Becoming a student of the one we love
I have said this before, but I like to view loving people as a study of what makes them tick. This is as true for my scalawags as it is with my spiritual life as it is for my marriage. The more I know about the people I love, the more I understand that their reactions or behaviors don’t just exist to irritate me (ahem), but that they come from somewhere that has nothing to do with me.
When my husband and I first got married, I didn’t realize how much grading of papers he would have to do as a philosophy teacher. I also didn’t realize how much he hated grading papers. He was overwhelmed and irritable about it, and because I was who I am, I was certain his irritation was with me. What did I know? I had been married like three months.
This set us off on a bad foot. I kept wanting to find solutions to his problem, when there is literally no solution I can help with: he just has to grade papers. What I should have done was nothing (said in the voice of Mike Birbiglia), and the least of these things I should have done was to worry that I was the problem, making it about me instead of about what it was: him doing his job.
Working on my marriage means working on myself
There are a few things my husband and I cannot talk about. The weather is one of them.
I have known him since 1997 and in twenty-four years, never once has he made a comment about the weather that hasn’t sent me into a tailspin of irritability. He grew up in the country, next door to farmers who also have this knack. They cannot talk about the weather (which should be the least offensive of all topics, can we agree?) without saying that whatever the current weather was, is wrong. It’s too wet, too dry, too windy, too stagnate, too hot, too cold. Ugh…I cringe just thinking about it.
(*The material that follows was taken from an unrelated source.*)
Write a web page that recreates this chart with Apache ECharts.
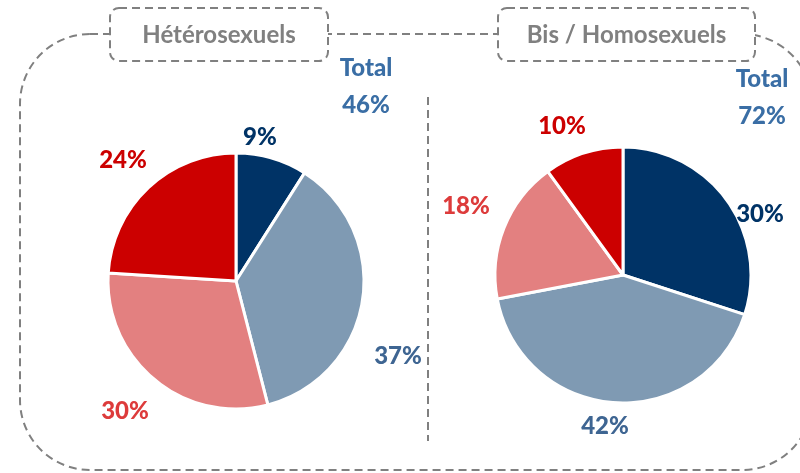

It was not until last year that I got to thinking that my irritation on this subject was perhaps not healthy. Why could I not just let him contradict everything I say about the weather?
I will never change his take on the weather. He will always have something astounding to say about it. What I could do was stop getting pissed off about it. Stop taking being contradicted so personally. I could figure out why being contradicted about something as stupid as the weather made me so angry. (I’ll let you know when I figure that out.)
In my Ideal Life:
I am a person who:
- doesn’t expect my husband to read my mind
- knows how to best support my husband
- doesn’t take his overwhelm personally
- expresses my wants and desires clearly
- listens without thinking of the next thing I want to say
- always assumes he has good intentions
- is satisfied with what he can give
- supports him as a father
- doesn’t get angry talking about the weather
What is working? What isn’t working?
These questions usually require little digging when it comes time to answer them. When there are issues that recur cycle after cycle, they usually mean I need to do some soul-searching. I have learned to first look at myself when we have marriage problems. Start fixing the carpentry on my own attitude before trying to pluck a speck out of his eye.
There are structural issues to our marriage that require work…not everything is my fault and not everything can be fixed. This is where patience and the knowledge I have gleaned from my study of my husband is critical. When it comes time to address these structural issues, I can best know how to address them.
Conclusion
Although in the privacy of my own thoughts, I think that I would like to would want to weekly have a conversation like this with my husband, I know me. I know that I would not want to have to own up to all the ways I make us both miserable. This kind of slate cleaning would quickly become tiresome. For now, this exercise is the closest I can get to what my imagination could conjure up as an ideal situation.
In my Ideal Life, I don’t expect my husband to be a mind reader.